Much of Jeremy Dean’s work is situated within a twenty year long effort of artmaking, research, and community engagement in the small coastal community of St. Augustine, FL where he lived for many years. In addition to various symbols of nationalism, the resulting work incorporates material that spans 150 years of history – Confederate monument foundations, Reconstruction era photographs, 1930’s redline maps, Civil Rights footage, tourism promotional films, and contemporary documentation – in a critical inquiry of American history and identity.  

 Because of the specific circumstances of his childhood, Dean never understood race in America the way most Americans understand it.  For Dean, growing up, there was no sense of belonging to any particular place or culture, but rather feeling part of a shape shifting global world where identity is fluid and relative.   

 Dean was born in Lubbock TX, and spent his first few years on a working cattle ranch, before his parents felt the “call” and became itinerant foreign missionaries. By the time he was ten, he spoke several languages, had traveled to dozens of countries, and lived with indigenous people all over Central and South America, including tribes deep in the Amazon. Growing up, he and his brother were always the racial other, with distinct memories of cheeks pinched red and hair pulled or patted by people who had never seen a blond white boy and needed the confirmation of personal touch to know that he was indeed real. These fleeting encounters were occasional reminders of difference. For the most part, he and his brother simply disappeared barefoot and shirtless into the jungle alongside Shipibo children up the Ucayali River in the Amazon rainforest of Peru.  The land, myriad cultures and distinctive individuals became teachers for other ways of being in the world.  

 His idea of America existed in the mythological retelling of history books. But the vision of the “Shining city on a hill” was shattered after moving back to the United States in the 80’s at the height of “Greed is good” consumer culture. Having never attended school, Jr. High felt like a dangerous jungle, filled with deadly maneaters, especially dressed in hand-me-down clothes and off brand shoes, the best his parents could afford. Landing in Texas and then Florida, he absorbed the painful legacy of the American South, glossed over by history books. The gap between American ideals and practice never squared.  As a teenager he graduated high school early and moved to Hawaii, a place that is technically the 50th state, but it is in many ways, not America.  

His unique upbringing conspired to forge this relativist sense of identity and instilled in him an outsider’s view of America with a critical eye towards notions of exceptionalism and white superiority that are foundational to this country.  As an adult, he seeks to unravel the tangled mythology of American identity inherited from the broader culture and his politically conservative religious heritage. By reordering cyclical histories, his work often makes visible the architecture of whiteness in order to expose its foundational flaws.    

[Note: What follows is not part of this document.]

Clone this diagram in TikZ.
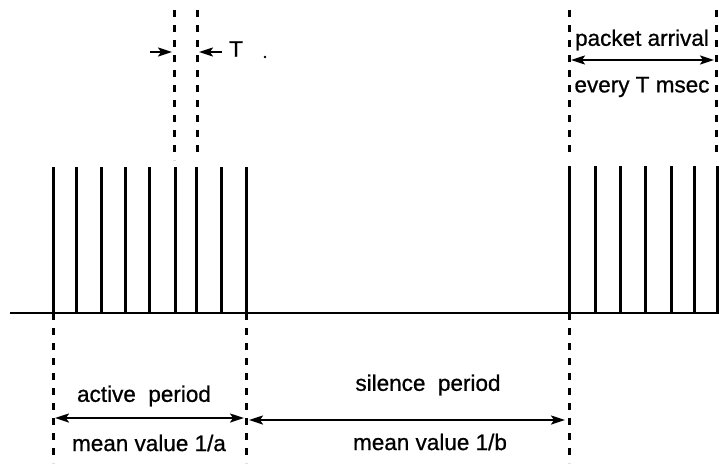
\documentclass[tikz,border=0pt]{standalone}
\usepackage{fontspec}
\setmainfont{Liberation Sans}[FakeBold=0.8]
\usetikzlibrary{arrows.meta}
\begin{document}
\begin{tikzpicture}[x=1pt,y=-1pt,
  spike/.style={line width=3pt},
  axis/.style={line width=2.4pt},
  marker/.style={line width=3pt,dash pattern=on 7pt off 8pt},
  tip/.tip={Stealth[length=14pt,width=9pt,inset=3pt]},
  dim/.style={line width=2pt,tip-tip},
  onearrow/.style={line width=2pt,-tip},
  lbl/.style={font=\fontsize{22.5}{24}\selectfont,inner sep=0pt}]
\useasboundingbox (0,0) rectangle (719,463);

% time axis
\coordinate (axL) at (10,313);
\coordinate (axR) at (719,313);
\draw[axis] (axL) -- (axR);

% packets of the active period
\foreach \x [count=\i] in {53,76,101,125,149,175,196,221,246} {
  \coordinate (a\i) at (\x,313);
  \coordinate (at\i) at (\x,167);
  \draw[spike] (a\i) -- (at\i);
}
% packets of the next active period
\foreach \x [count=\i] in {569,595,620,645,671,694,717} {
  \coordinate (b\i) at (\x,313);
  \coordinate (bt\i) at (\x,166);
  \draw[spike] (b\i) -- (bt\i);
}

% period boundaries below the axis
\coordinate (s1) at (53,463);
\coordinate (s2) at (246,463);
\coordinate (s3) at (569,463);
\draw[marker] (a1) -- (s1);
\draw[marker] (a9) -- (s2);
\draw[marker] (b1) -- (s3);

% packet spacing markers above the axis
\coordinate (t1) at (174,10);
\coordinate (t1b) at (174,160);
\coordinate (t2) at (197,10);
\coordinate (t2b) at (197,158);
\draw[marker] (t1) -- (t1b);
\draw[marker] (t2) -- (t2b);
\coordinate (p1) at (569,10);
\coordinate (p1b) at (569,158);
\coordinate (p2) at (716,10);
\coordinate (p2b) at (716,158);
\draw[marker] (p1) -- (p1b);
\draw[marker] (p2) -- (p2b);

% interval T
\coordinate (tl) at (150,52);
\coordinate (tle) at (172,52);
\coordinate (tr) at (222,52);
\coordinate (tre) at (199,52);
\draw[onearrow] (tl) -- (tle);
\draw[onearrow] (tr) -- (tre);
\node[lbl,anchor=west] (tlab) at (229,49) {T};
\fill (265,57) circle (1.3pt);

% packet arrival
\coordinate (pa1) at (571,60);
\coordinate (pa2) at (714,60);
\draw[dim] (pa1) -- (pa2);
\node[lbl] (arr) at (642,40) {packet arrival};
\node[lbl] (every) at (642,87) {every T msec};

% active period
\coordinate (ap1) at (55,418);
\coordinate (ap2) at (244,418);
\draw[dim] (ap1) -- (ap2);
\node[lbl] (act) at (144,396) {active\ \ period};
\node[lbl] (mva) at (149,443) {mean value 1/a};

% silence period
\coordinate (sp1) at (249,420);
\coordinate (sp2) at (565,420);
\draw[dim] (sp1) -- (sp2);
\node[lbl] (sil) at (428,385) {silence\ \ period};
\node[lbl] (mvb) at (430,442) {mean value 1/b};
\end{tikzpicture}
\end{document}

 His work has been featured in The New York Times, The Wall Street Journal, The Miami Herald, Art in America, Sculpture Magazine, Vogue, Juxtapoz, Art Slant, Current TV, ABC World Report, Huffington Post, Reuters, MSNBC, Gawker, Washington Post, Denver Post, among others, and countless blogs and niche media.  

He has been exhibited nationally and internationally including solo shows at MOCA Jacksonville Fl, 21c Museum, Louisville KY and Angela Lee Contemporary, Hong Kong and prominent group shows “Language in Times of Miscommunication” at the Scottsdale Museum of Contemporary Art, “In the Hot Seat” at Kentucky Museum of Art and Craft, as well as The International Center of Photography Ny and Kunsthal KAdE, Netherlands with the art collective For Freedoms.  Collections include: 21c Museum, Priztker Collection, New York Public Library-Prints collection, University of Maryland and numerous private collections. He has been an artist in Residence at Emmanuel College (Social Justice) Boston, Mass. and at Anderson Ranch in Aspen, CO (Sculpture) and upcoming fellow at MacDowell Colony, and a Keyholder resident at Lower East Side Printshop NY, and resident at Sculpture Space in Utica, NY.  

His independent feature film Dare Not Walk Alone (2006), received numerous awards, a theatrical and TV release, and special screenings at The King Center, the Skirball Center, and Brooklyn Academy Of Music (BAM).  He is the recipient of the Independent Southern Filmmakers Tour award and has been nominated for an NAACP Image Award. He was inducted into the Writers Guild of America 2008.